“Zero”, altra serie tv italiana che promette più di quel che mantiene

Su Netflix arriva una storia di formazione, ambientata nella periferia milanese, che tocca temi importanti ma presenta troppe ingenuità, svolte narrative frettolose e un cast inesperto

“Zero”, altra serie tv italiana che promette più di quel che mantiene

Zero, rielaborazione fantastica del libro “Non ho mai avuto la mia età” di Antonio Dikele Distefano, è una serie disponibile da oggi su Netflix che ha la peculiarità di avere protagonisti afroitaliani e di denunciare, tramite metafora, l’invisibilità sociale di chi vive nelle periferie.

Il creatore è Menotti, lo stesso di Lo chiamavano Jeeg Robot, e il quartiere in cui è ambientata la storia è il Barrio, una zona di Milano che suona inedita al grande pubblico.

“Zero” mischia il racconto di formazione a quello d’origine supereroistica, toccando temi seri ed attuali come quello dell’integrazione e dello Ius Soli. Focalizzandosi sulle problematiche degli italiani di prima e seconda generazione, “Zero” persegue un intento nobile: normalizzarne la percezione, raccontandone da dentro le difficoltà e gli scoramenti quotidiani, così come i sogni, gli affetti e i valori.

Omar (Giuseppe Dave Seke), ragazzo afrodiscendente della periferia milanese, sbarca il lunario facendo il rider per una pizzeria e disegna fumetti per passione. Vive con il padre e la sorellina Awa (Virginia Diop), ma sogna di fuggire dal quartiere e andare all’estero. Una sera, durante una consegna, conosce una ragazza della Milano bene, Anna (Beatrice Grannò), ed è colpo di fulmine. I due iniziano a frequentarsi e proprio quando il ragazzo comincia a sentirsi finalmente importante agli occhi di qualcuno, scopre di avere il super potere di rendersi invisibile, in senso letterale.
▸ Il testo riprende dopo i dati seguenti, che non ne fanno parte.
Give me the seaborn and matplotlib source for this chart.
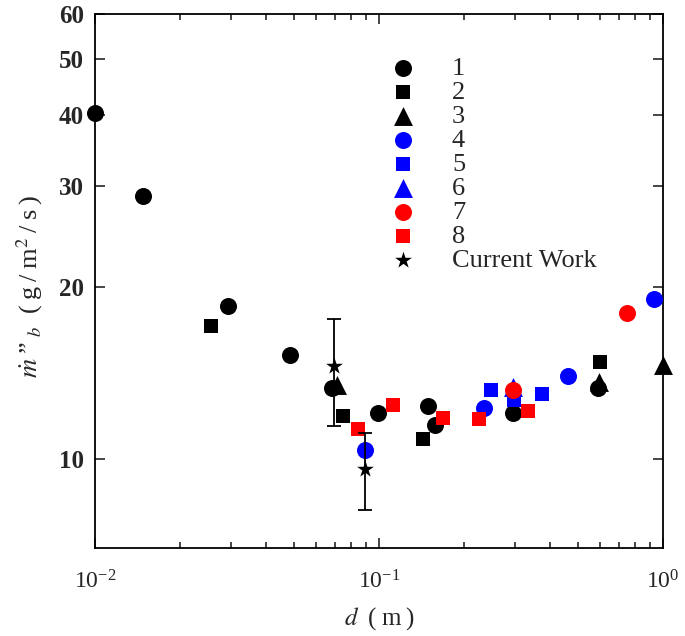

Inizia a farsi chiamare Zero, proprio come il personaggio da lui disegnato nel tempo libero, e diventa parte di un gruppo di coetanei che ha a cuore la sorte del quartiere, sempre più spesso vandalizzato da chi ha interessi commerciali su di esso. Con i nuovi amici, Sharif, Inno, Momo e Sara (interpretati rispettivamente da Haroun Fall, Madior Fall, Richard Dylan Magon e Daniela Scattolin), tutti di origine africana, Zero affronterà brutti ceffi malavitosi, si troverà a insidiosi tavoli da poker e allenerà il proprio super potere, mentre in famiglia emergeranno vecchi misteri.

Questa è una serie corale, dallo sguardo pieno di autentico disincanto su realtà difficili che vengono esplorate ricorrendo a una commistione di generi (azione, thriller, dramma romantico, fantascienza). L’aspetto dell’invisibilità di Zero è ben realizzato, il ritmo dinamico e gli episodi brevi. La serie scorre veloce e si lascia vedere volentieri, anche se le lacune restano evidenti: i dialoghi suonano artefatti, gli snodi narrativi sono spesso frettolosi e gli attori protagonisti smaccatamente privi d’esperienza.

La colonna sonora è un valore aggiunto, forte dell’apporto di chi domina la scena musicale rap e hip-hop contemporanea (nomi come Marracash, Coez, Mahmood, Tha Supreme, Gué Pequeno e Madame).

Malgrado, come spesso accade nel caso di serialità italiana destinata al pubblico internazionale, una buona idea di partenza veda ridimensionato il proprio potenziale a causa di

problemi di scrittura, “Zero” merita uno sguardo, se non altro per curiosità e per scoprire una Milano che non sia solo quella di Piazza Duomo o degli spettacolari grattacieli di City Life e Gae Aulenti.